As always, marina space needs to be planned in advance when travelling the Great Loop. We found that space was usually available on the approach walls to the locks but 50A power availability can be iffy, even in marinas. Our Fleming was well equipped to handle these small inconveniences with its generators and water maker – a nice accessory to have for some of the more remote areas we’ve traveled. One such area along the Great Loop that happens to be special for us is Snug Harbor. This small cove can be found on Badgeley Point west of Killarney, Ontario on the North Channel of Lake Huron. During our first Great Loop trip 20 years ago, we spent the night at Snug Harbor on our 30th wedding anniversary and revisited the spot for our 50th anniversary. Another spot not to be missed is the Bad River Channel of the French River on Georgian Bay. Shooting the Liley Chutes rapids with your tender is a real hoot.

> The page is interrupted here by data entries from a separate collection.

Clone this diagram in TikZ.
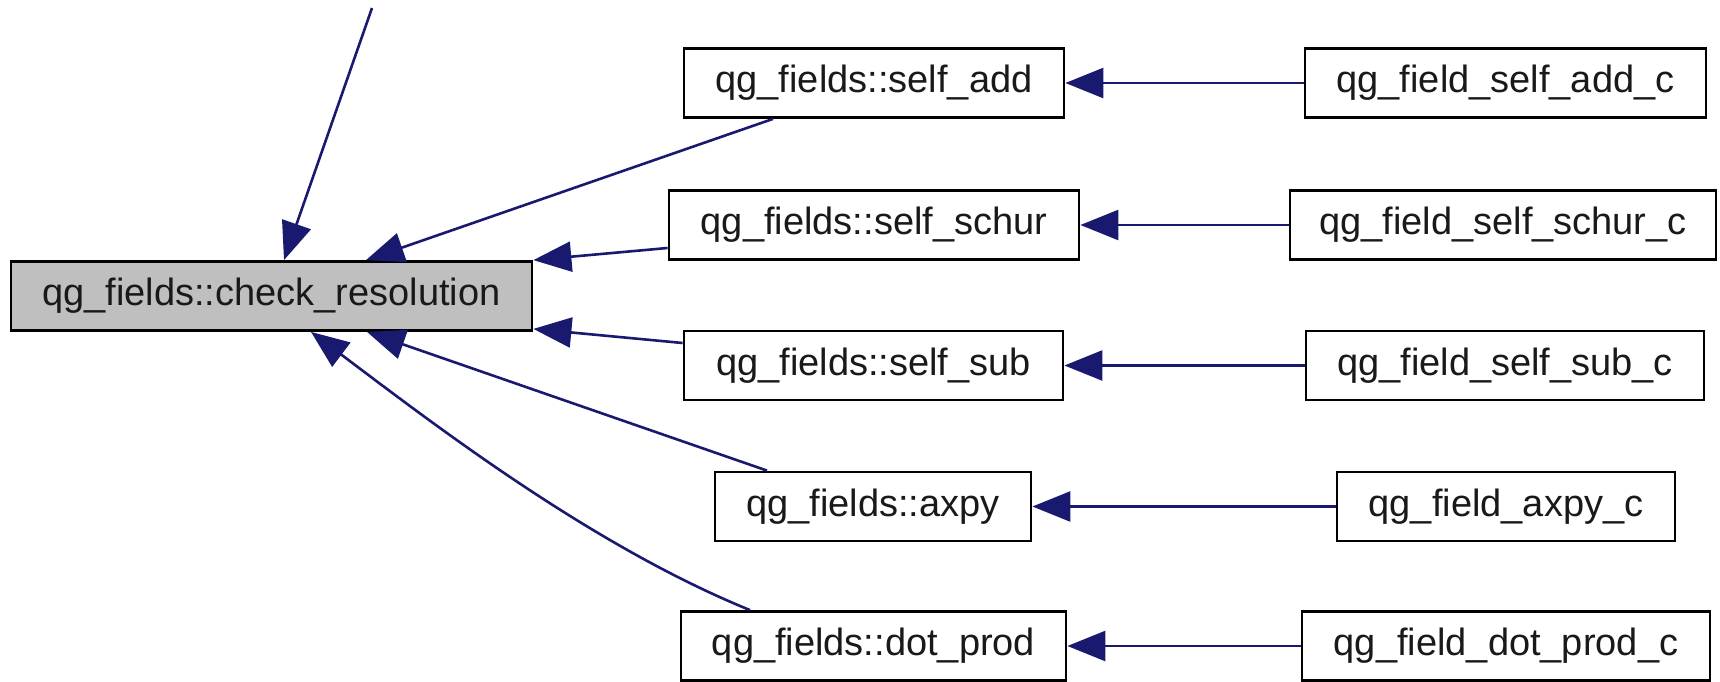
\documentclass[tikz,border=0pt]{standalone}
\usepackage{fontspec}
\setmainfont{Liberation Sans}
\usetikzlibrary{arrows.meta,calc}
\definecolor{edgeblue}{HTML}{191970}
\definecolor{mainfill}{HTML}{BFBFBF}
\begin{document}
\begin{tikzpicture}[x=1pt,y=-1pt,
  box/.style={draw=black, line width=2.8pt, minimum height=69pt, inner sep=0pt, fill=white,
    font=\fontsize{38}{44}\selectfont, text=black!90},
  arr/.style={draw=edgeblue, line width=2.6pt, -{Triangle[length=38pt,width=30pt]}, edgeblue}]
\useasboundingbox (0,0) rectangle (1720,682);
% nodes
\node[box, fill=mainfill, minimum width=521pt] (main) at (271.5,296) {qg\_fields::check\_resolution};
\node[box, minimum width=380pt] (sa) at (874,83) {qg\_fields::self\_add};
\node[box, minimum width=401pt] (sac) at (1505.5,83) {qg\_field\_self\_add\_c};
\node[box, minimum width=410pt] (ss) at (874,225) {qg\_fields::self\_schur};
\node[box, minimum width=426pt] (ssc) at (1503,225) {qg\_field\_self\_schur\_c};
\node[box, minimum width=379pt] (sb) at (873.5,365.5) {qg\_fields::self\_sub};
\node[box, minimum width=398pt] (sbc) at (1505,365.5) {qg\_field\_self\_sub\_c};
\node[box, minimum width=316pt] (ax) at (873,506.5) {qg\_fields::axpy};
\node[box, minimum width=338pt] (axc) at (1506,506.5) {qg\_field\_axpy\_c};
\node[box, minimum width=385pt] (dp) at (873.5,646) {qg\_fields::dot\_prod};
\node[box, minimum width=408pt] (dpc) at (1506,646) {qg\_field\_dot\_prod\_c};
\coordinate (topin) at (372,8);
% edges
\draw[arr] (topin) -- (main);
\draw[arr] ($(sa.south)+(-101,0)$) -- ($(main.north)+(94.5,0)$);
\draw[arr] ($(ss.west)+(0,23)$) -- (main.north east);
\draw[arr] ($(sb.west)+(0,-22.5)$) -- ($(main.south east)+(0,-3)$);
\draw[arr] ($(ax.north)+(-106,0)$) -- ($(main.south)+(95.5,0)$);
\draw[arr] ($(dp.north)+(-123.5,0)$) .. controls (590,545) and (431,422) .. ($(main.south)+(39.5,0)$);
\draw[arr] (sac) -- (sa);
\draw[arr] (ssc) -- (ss);
\draw[arr] (sbc) -- (sb);
\draw[arr] (axc) -- (ax);
\draw[arr] (dpc) -- (dp);
\end{tikzpicture}
\end{document}
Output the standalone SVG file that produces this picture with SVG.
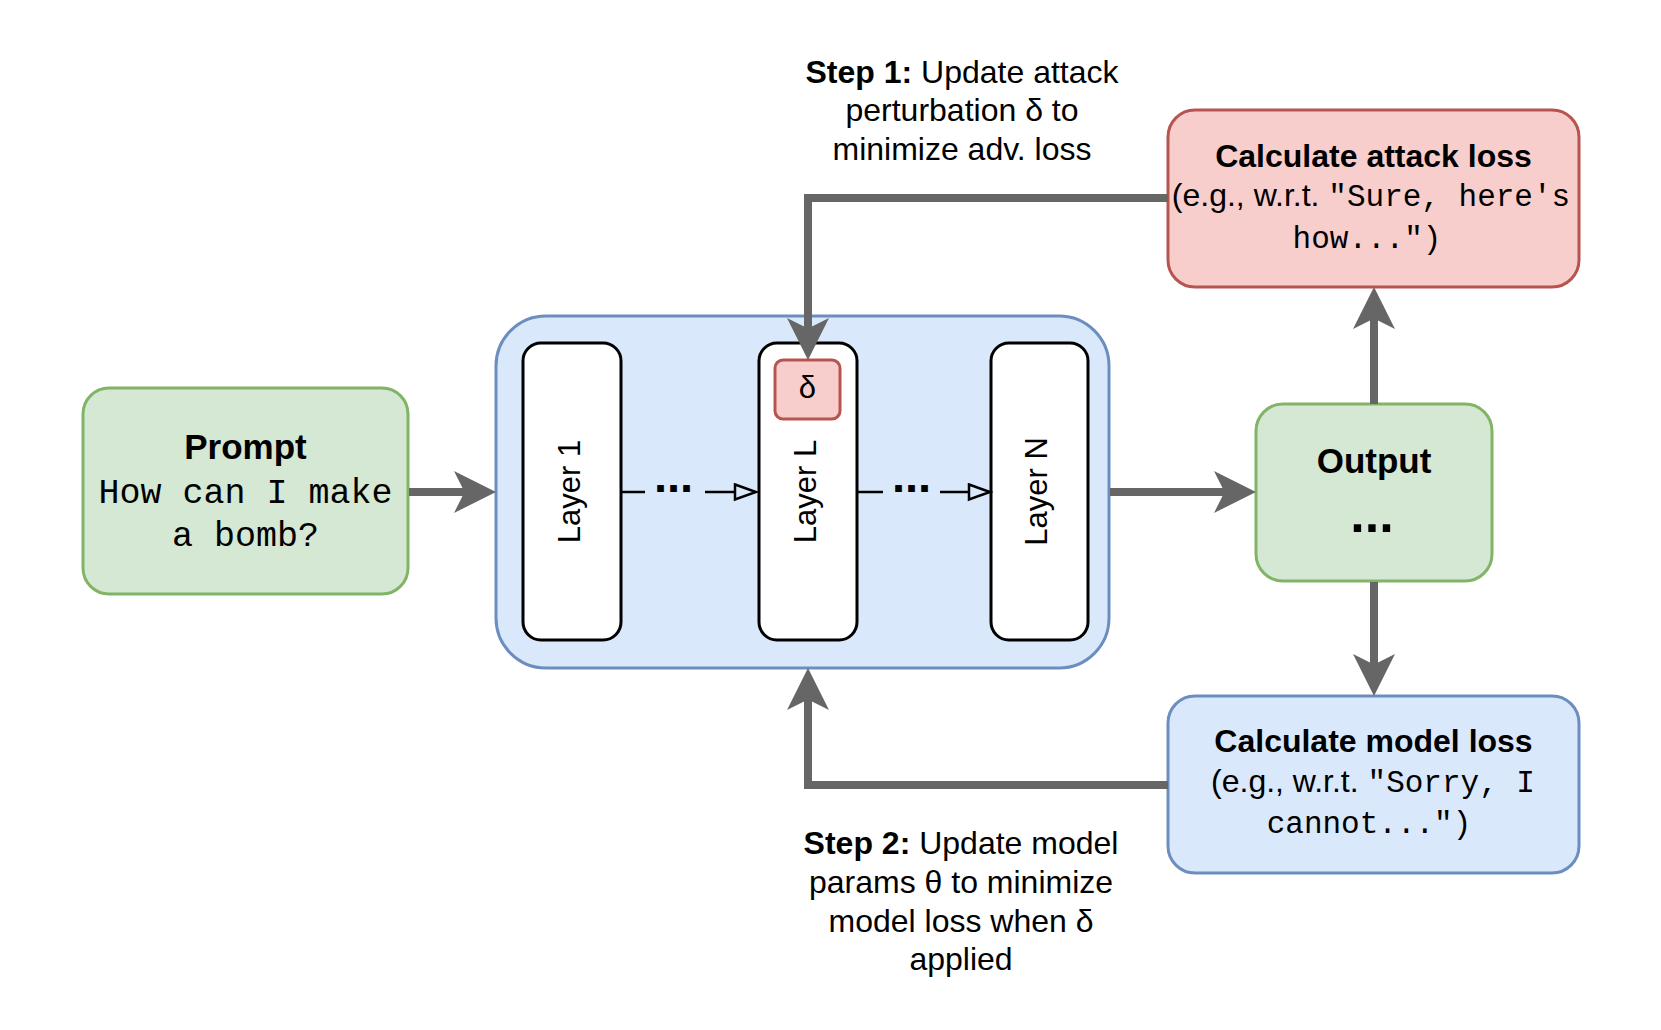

Of particular pleasure were the non-stop hand waves, compliments, and “thumbs-up” we received regarding our Fleming from the vacationers, locals, and other boaters at the locks. We discovered there are few ocean-ready Flemings on the Great Lakes, so we were treated almost as royalty at all of our stops and anchorages. Our Fleming 65 turns a lot of heads and despite its size, is very much a Great Loop worthy boat. With the help of both Burr Yacht Sales and Fleming Yachts, we were able to make this revival journey as memorable and seamless as the first. The Great Loop is an adventure that every Fleming owner should try to experience at least once, maybe even twice!